**Available data**

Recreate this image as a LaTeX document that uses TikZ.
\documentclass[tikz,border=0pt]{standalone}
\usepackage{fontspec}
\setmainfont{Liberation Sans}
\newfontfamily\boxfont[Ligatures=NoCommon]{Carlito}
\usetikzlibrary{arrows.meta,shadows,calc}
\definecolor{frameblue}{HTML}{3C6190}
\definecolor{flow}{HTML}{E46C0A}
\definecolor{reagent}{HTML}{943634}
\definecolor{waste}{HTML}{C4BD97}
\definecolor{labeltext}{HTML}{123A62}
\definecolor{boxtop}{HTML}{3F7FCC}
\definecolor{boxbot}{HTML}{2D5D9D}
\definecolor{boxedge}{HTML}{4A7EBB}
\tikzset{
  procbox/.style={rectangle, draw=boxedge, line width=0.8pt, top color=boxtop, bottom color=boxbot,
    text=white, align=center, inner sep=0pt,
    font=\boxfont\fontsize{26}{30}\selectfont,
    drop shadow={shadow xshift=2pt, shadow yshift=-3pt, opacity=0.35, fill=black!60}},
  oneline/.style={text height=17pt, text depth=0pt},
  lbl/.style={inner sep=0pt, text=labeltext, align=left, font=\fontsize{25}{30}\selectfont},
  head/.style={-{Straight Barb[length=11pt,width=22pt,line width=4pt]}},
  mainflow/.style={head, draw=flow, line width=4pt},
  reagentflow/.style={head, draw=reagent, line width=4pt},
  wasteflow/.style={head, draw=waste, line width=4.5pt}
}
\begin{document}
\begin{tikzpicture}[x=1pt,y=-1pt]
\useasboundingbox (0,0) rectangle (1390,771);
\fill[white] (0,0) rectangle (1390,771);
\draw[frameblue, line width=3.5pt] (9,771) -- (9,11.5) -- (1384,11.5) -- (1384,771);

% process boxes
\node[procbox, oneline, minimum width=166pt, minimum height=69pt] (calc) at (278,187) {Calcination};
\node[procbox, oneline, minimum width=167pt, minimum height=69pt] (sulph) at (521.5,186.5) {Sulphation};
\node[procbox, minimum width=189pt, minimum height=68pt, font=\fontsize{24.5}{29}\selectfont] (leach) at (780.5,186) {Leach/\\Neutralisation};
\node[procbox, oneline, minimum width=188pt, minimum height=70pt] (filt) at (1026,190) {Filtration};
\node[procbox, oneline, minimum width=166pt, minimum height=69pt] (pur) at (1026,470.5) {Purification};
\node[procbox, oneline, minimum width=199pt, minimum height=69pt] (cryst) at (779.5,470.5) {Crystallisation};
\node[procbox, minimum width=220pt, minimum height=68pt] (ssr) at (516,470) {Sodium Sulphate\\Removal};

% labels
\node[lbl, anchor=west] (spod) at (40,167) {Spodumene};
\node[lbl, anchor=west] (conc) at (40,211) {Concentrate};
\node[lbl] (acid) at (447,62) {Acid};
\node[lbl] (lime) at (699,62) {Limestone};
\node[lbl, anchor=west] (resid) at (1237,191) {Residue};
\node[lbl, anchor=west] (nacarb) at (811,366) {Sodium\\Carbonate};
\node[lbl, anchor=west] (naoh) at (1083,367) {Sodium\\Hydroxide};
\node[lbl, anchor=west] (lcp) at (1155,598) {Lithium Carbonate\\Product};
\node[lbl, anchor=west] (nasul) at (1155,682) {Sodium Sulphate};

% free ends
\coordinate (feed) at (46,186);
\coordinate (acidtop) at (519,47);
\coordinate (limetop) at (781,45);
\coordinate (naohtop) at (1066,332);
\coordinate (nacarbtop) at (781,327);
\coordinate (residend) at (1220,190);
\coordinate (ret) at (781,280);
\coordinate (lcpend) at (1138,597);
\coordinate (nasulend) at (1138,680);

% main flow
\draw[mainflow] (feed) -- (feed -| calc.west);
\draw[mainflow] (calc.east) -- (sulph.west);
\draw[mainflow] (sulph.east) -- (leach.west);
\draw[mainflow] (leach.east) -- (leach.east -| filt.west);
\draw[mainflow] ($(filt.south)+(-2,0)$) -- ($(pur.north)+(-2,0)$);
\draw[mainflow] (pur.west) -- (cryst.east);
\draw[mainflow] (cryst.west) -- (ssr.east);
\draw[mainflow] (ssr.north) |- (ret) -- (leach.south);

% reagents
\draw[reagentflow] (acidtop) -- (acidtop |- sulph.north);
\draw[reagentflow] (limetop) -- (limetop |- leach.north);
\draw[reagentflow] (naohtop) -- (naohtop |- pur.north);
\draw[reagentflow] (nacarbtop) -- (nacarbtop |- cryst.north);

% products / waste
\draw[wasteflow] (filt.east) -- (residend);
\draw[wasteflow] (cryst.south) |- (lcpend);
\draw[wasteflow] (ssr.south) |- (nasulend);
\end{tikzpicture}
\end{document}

...

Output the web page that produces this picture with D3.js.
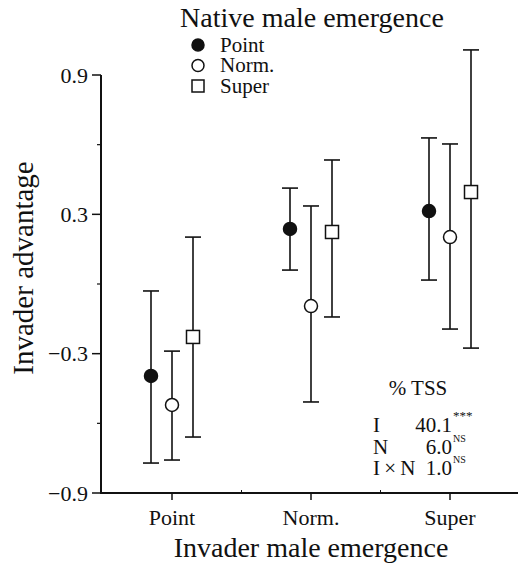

---

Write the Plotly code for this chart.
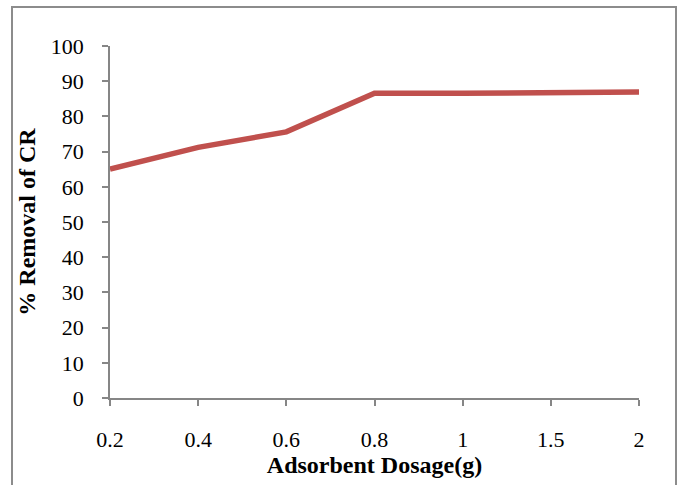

**The task**
Extract every line of the records above that contains the word "this".

**The result**
Recreate this image as a LaTeX document that uses TikZ.
Output the web page that produces this picture with D3.js.
Write the Plotly code for this chart.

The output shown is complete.